Write out the material again exactly, please, and omit the pictures.

* Start SUPPLIED MATERIAL *

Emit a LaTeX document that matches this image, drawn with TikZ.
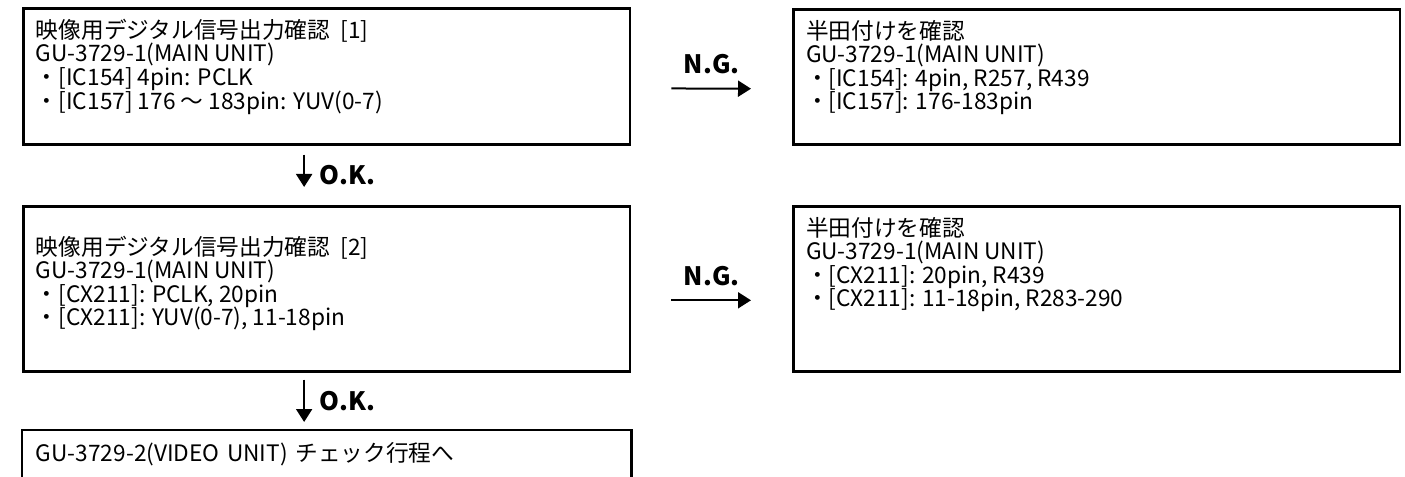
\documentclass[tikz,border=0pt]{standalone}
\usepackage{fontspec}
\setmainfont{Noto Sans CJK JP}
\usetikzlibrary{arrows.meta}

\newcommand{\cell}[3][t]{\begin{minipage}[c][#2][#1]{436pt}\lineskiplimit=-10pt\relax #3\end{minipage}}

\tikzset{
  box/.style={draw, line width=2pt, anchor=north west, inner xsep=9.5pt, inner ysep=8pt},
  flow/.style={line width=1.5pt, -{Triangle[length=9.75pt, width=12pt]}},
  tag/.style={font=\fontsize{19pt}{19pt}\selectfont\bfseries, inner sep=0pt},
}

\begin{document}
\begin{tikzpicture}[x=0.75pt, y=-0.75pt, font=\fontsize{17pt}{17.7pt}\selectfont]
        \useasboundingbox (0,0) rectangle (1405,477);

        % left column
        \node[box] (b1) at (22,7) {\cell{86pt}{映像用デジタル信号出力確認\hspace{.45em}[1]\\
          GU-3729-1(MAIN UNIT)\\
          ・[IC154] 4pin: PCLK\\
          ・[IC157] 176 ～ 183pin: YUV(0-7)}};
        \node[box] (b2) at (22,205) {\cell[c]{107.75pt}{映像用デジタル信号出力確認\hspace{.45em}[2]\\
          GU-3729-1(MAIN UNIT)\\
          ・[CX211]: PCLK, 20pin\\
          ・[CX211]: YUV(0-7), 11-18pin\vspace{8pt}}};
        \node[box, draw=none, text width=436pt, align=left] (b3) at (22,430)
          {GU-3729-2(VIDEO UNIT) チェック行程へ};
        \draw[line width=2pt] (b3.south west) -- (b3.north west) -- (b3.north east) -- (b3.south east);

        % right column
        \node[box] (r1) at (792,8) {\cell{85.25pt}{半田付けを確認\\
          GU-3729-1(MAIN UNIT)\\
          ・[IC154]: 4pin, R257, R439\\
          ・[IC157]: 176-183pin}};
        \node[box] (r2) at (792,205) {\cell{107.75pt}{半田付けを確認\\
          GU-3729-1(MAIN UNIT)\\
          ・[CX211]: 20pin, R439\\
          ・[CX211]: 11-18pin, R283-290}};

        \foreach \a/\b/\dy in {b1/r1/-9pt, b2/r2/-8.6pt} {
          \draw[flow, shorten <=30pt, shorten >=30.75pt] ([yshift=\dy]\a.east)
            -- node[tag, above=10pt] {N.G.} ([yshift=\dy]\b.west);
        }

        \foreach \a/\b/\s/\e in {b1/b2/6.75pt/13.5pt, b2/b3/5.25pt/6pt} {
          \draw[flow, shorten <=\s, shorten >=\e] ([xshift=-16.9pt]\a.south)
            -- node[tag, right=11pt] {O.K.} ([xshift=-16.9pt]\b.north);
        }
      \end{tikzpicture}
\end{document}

* End SUPPLIED MATERIAL *

(CORRECT OUTPUT)
Emit a LaTeX document that matches this image, drawn with TikZ.
\documentclass[tikz,border=0pt]{standalone}
\usepackage{fontspec}
\setmainfont{Noto Sans CJK JP}
\usetikzlibrary{arrows.meta}

\newcommand{\cell}[3][t]{\begin{minipage}[c][#2][#1]{436pt}\lineskiplimit=-10pt\relax #3\end{minipage}}

\tikzset{
  box/.style={draw, line width=2pt, anchor=north west, inner xsep=9.5pt, inner ysep=8pt},
  flow/.style={line width=1.5pt, -{Triangle[length=9.75pt, width=12pt]}},
  tag/.style={font=\fontsize{19pt}{19pt}\selectfont\bfseries, inner sep=0pt},
}

\begin{document}
\begin{tikzpicture}[x=0.75pt, y=-0.75pt, font=\fontsize{17pt}{17.7pt}\selectfont]
        \useasboundingbox (0,0) rectangle (1405,477);

        % left column
        \node[box] (b1) at (22,7) {\cell{86pt}{映像用デジタル信号出力確認\hspace{.45em}[1]\\
          GU-3729-1(MAIN UNIT)\\
          ・[IC154] 4pin: PCLK\\
          ・[IC157] 176 ～ 183pin: YUV(0-7)}};
        \node[box] (b2) at (22,205) {\cell[c]{107.75pt}{映像用デジタル信号出力確認\hspace{.45em}[2]\\
          GU-3729-1(MAIN UNIT)\\
          ・[CX211]: PCLK, 20pin\\
          ・[CX211]: YUV(0-7), 11-18pin\vspace{8pt}}};
        \node[box, draw=none, text width=436pt, align=left] (b3) at (22,430)
          {GU-3729-2(VIDEO UNIT) チェック行程へ};
        \draw[line width=2pt] (b3.south west) -- (b3.north west) -- (b3.north east) -- (b3.south east);

        % right column
        \node[box] (r1) at (792,8) {\cell{85.25pt}{半田付けを確認\\
          GU-3729-1(MAIN UNIT)\\
          ・[IC154]: 4pin, R257, R439\\
          ・[IC157]: 176-183pin}};
        \node[box] (r2) at (792,205) {\cell{107.75pt}{半田付けを確認\\
          GU-3729-1(MAIN UNIT)\\
          ・[CX211]: 20pin, R439\\
          ・[CX211]: 11-18pin, R283-290}};

        \foreach \a/\b/\dy in {b1/r1/-9pt, b2/r2/-8.6pt} {
          \draw[flow, shorten <=30pt, shorten >=30.75pt] ([yshift=\dy]\a.east)
            -- node[tag, above=10pt] {N.G.} ([yshift=\dy]\b.west);
        }

        \foreach \a/\b/\s/\e in {b1/b2/6.75pt/13.5pt, b2/b3/5.25pt/6pt} {
          \draw[flow, shorten <=\s, shorten >=\e] ([xshift=-16.9pt]\a.south)
            -- node[tag, right=11pt] {O.K.} ([xshift=-16.9pt]\b.north);
        }
      \end{tikzpicture}
\end{document}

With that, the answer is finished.